ICMA publishes Q1 2024 report, updates on status of LCR for open reverse repos, buy-side clearing, sustainability

The International Capital Market Association (ICMA) published its quarterly report for Q1 2024, which provides an assessment of market practice and regulatory policy. The foreword is by Fabianna Del Canto, co-head for EMEA Capital Markets at MUFG Securities and a member of the ICMA Board, and ICMA’s Quarterly Assessment is on stress and resilience in international capital markets.

There are thought leadership contributions on: a shift in the settlement cycle; sovereign bond market liquidity; EU Government retail-targeted bond issuance; risk factors and disclosure in DLT bond offering documents; SFDR: the evolving framework; and diversity, equity and inclusion in Italy. The Quarterly Report also includes international capital market practice and regulatory updates on Primary Markets, Secondary Markets, Repo and Collateral Markets, Sustainable Finance, and FinTech and Digitalisation.

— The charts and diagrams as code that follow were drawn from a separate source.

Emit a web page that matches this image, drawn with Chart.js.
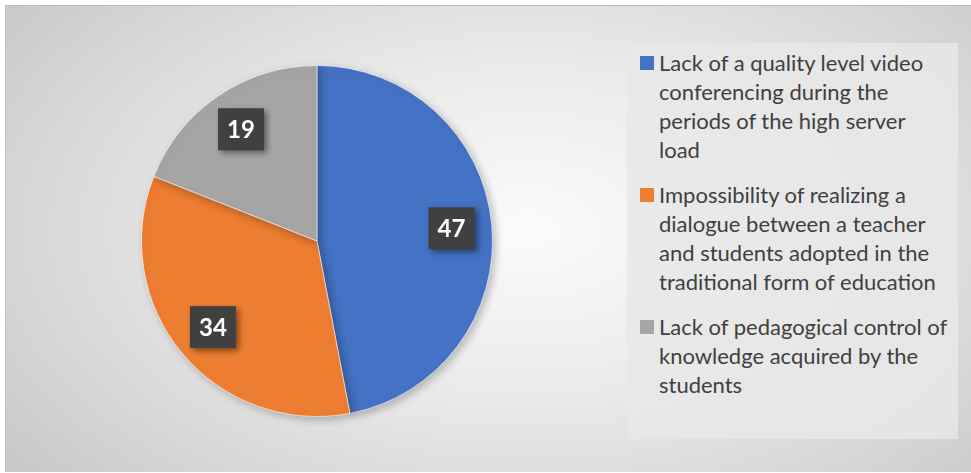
<!DOCTYPE html>
<html>
<head>
<meta charset="utf-8">
<script src="https://cdn.jsdelivr.net/npm/chart.js@4.4.1/dist/chart.umd.min.js"></script>
<style>
  html, body { margin: 0; padding: 0; background: #fff; }
  #frame {
    position: absolute; left: 5px; top: 5px; width: 966px; height: 466px;
    background: radial-gradient(ellipse 70% 85% at 54% 48%, #fbfbfb 0%, #ebebeb 40%, #d6d6d6 75%, #c6c6c6 100%);
    border-top: 1px solid #bdbdbd; border-left: 1px solid #c4c4c4;
  }
  #pieWrap { position: absolute; left: 125px; top: 49px; width: 372px; height: 372px; }
  #legend {
    position: absolute; left: 621px; top: 37px; width: 331px; height: 396px;
    background: rgba(232, 232, 232, 0.85);
    font-family: Lato, "Open Sans", sans-serif; font-size: 22px; color: #404040;
  }
  .item { position: absolute; left: 32px; width: 290px; line-height: 29px; }
  .sw { position: absolute; left: -19px; top: 8px; width: 14px; height: 14px; }
</style>
</head>
<body>
<div id="frame">
  <div id="pieWrap"><canvas id="pie"></canvas></div>
  <div id="legend"></div>
</div>
<script>
// categories and values
const categories = [
  "Lack of a quality level video conferencing during the periods of the high server load",
  "Impossibility of realizing a dialogue between a teacher and students adopted in the traditional form of education",
  "Lack of pedagogical control of knowledge acquired by the students"
];
const values = [47, 34, 19];
const colors = ["#4472C4", "#ED7D31", "#A5A5A5"];

// legend (html, wraps like the original)
const legend = document.getElementById("legend");
const itemTops = [5, 137, 269];
categories.forEach((c, i) => {
  const d = document.createElement("div");
  d.className = "item";
  d.style.top = itemTops[i] + "px";
  d.innerHTML = '<span class="sw" style="background:' + colors[i] + '"></span>' + c;
  legend.appendChild(d);
});

// shadow under the pie
const shadowPlugin = {
  id: "pieShadow",
  beforeDatasetsDraw(chart) {
    const ctx = chart.ctx;
    ctx.save();
    ctx.shadowColor = "rgba(0,0,0,0.25)";
    ctx.shadowBlur = 8;
    ctx.shadowOffsetX = 3;
    ctx.shadowOffsetY = 3;
  },
  afterDatasetsDraw(chart) {
    chart.ctx.restore();
  }
};

// dark boxed value labels
const boxLabels = {
  id: "boxLabels",
  afterDraw(chart) {
    const ctx = chart.ctx;
    const meta = chart.getDatasetMeta(0);
    meta.data.forEach((arc, i) => {
      const p = arc.getProps(["x", "y", "startAngle", "endAngle", "outerRadius"], true);
      const mid = (p.startAngle + p.endAngle) / 2;
      const r = p.outerRadius * 0.77;
      const x = p.x + Math.cos(mid) * r;
      const y = p.y + Math.sin(mid) * r;
      const w = 46, h = 42;
      ctx.save();
      ctx.shadowColor = "rgba(0,0,0,0.45)";
      ctx.shadowBlur = 6;
      ctx.shadowOffsetX = 3;
      ctx.shadowOffsetY = 3;
      ctx.fillStyle = "#404040";
      ctx.fillRect(x - w / 2, y - h / 2, w, h);
      ctx.restore();
      ctx.save();
      ctx.fillStyle = "#ffffff";
      ctx.font = "bold 24px Lato, 'Open Sans', sans-serif";
      ctx.textAlign = "center";
      ctx.textBaseline = "middle";
      ctx.fillText(String(values[i]), x, y + 1);
      ctx.restore();
    });
  }
};

new Chart(document.getElementById("pie"), {
  type: "pie",
  data: {
    labels: categories,
    datasets: [{
      data: values,
      backgroundColor: colors,
      borderColor: "rgba(255,255,255,0.6)",
      borderWidth: 1
    }]
  },
  options: {
    responsive: true,
    maintainAspectRatio: false,
    animation: false,
    layout: { padding: 10 },
    plugins: {
      legend: { display: false },
      tooltip: { enabled: false }
    }
  },
  plugins: [shadowPlugin, boxLabels]
});
</script>
</body>
</html>
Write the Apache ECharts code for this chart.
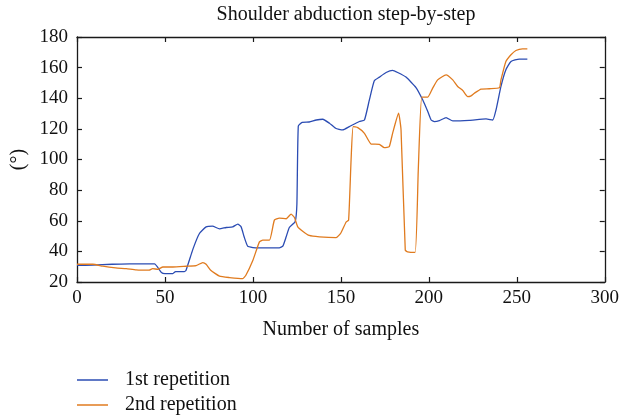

Repo and collateral markets

In a section on repo and collateral markets, ICMA provided an update on its efforts with the European Banking Authority (EBA) on the LCR treatment of open reverse repos. The EBA’s statement in Q&A’s is: “reverse repos with open maturity not formally called for within the 30-day horizon and contingent on the option for the reporting institution of the reverse-repo to trigger the liquidity inflow, shall not be considered as inflows in the LCR.”

This conflicts with the general treatment of open securities financing transactions (SFTs) as rolling short-term SFTs, based on the relevant notification period of the transaction (which in most cases is 24 or 48 hours, and which is the contractual right of both parties), and which is also consistent with previous EBA guidance.

In its most recent letter ICMA highlights the contractual construct underpinning open reverse repos that is consistent with a short-dated reverse repo, as well as the divergence of the EBA’s interpretation and treatment from that of other major jurisdictions.

“Again, ICMA emphasises that the most significant outcome of the Q&A is increased operational risk and cost, as well as certain SFT activity moving out of the EU,” ICMA wrote in the quarterly report.

ICMA’s report also highlighted progress on repo clearing In the context of the ongoing discussions in relation to EMIR 3.0. ICMA’s European Repo and Collateral Council (ERCC) had raised some concerns related to proposals floated in the European Parliament. The proposed amendments to the MMF Regulation (MMFR) and the UCITS Directive put forward in the context of the EMIR review were meant to remove barriers to buy-side repo clearing, but also threatened to further constrain funds’ access to bilateral repo.

“Given the heavy reliance of funds on bilateral repo for funding purposes, this would have been highly problematic. Further to ERCC outreach on the topic, the proposals have now been modified in order to leave limits for bilateral repo unchanged while excluding CCP-cleared repo from those limits,” ICMA wrote.

ICMA is also set to launch a survey on repo sustainability in January after internal consultations.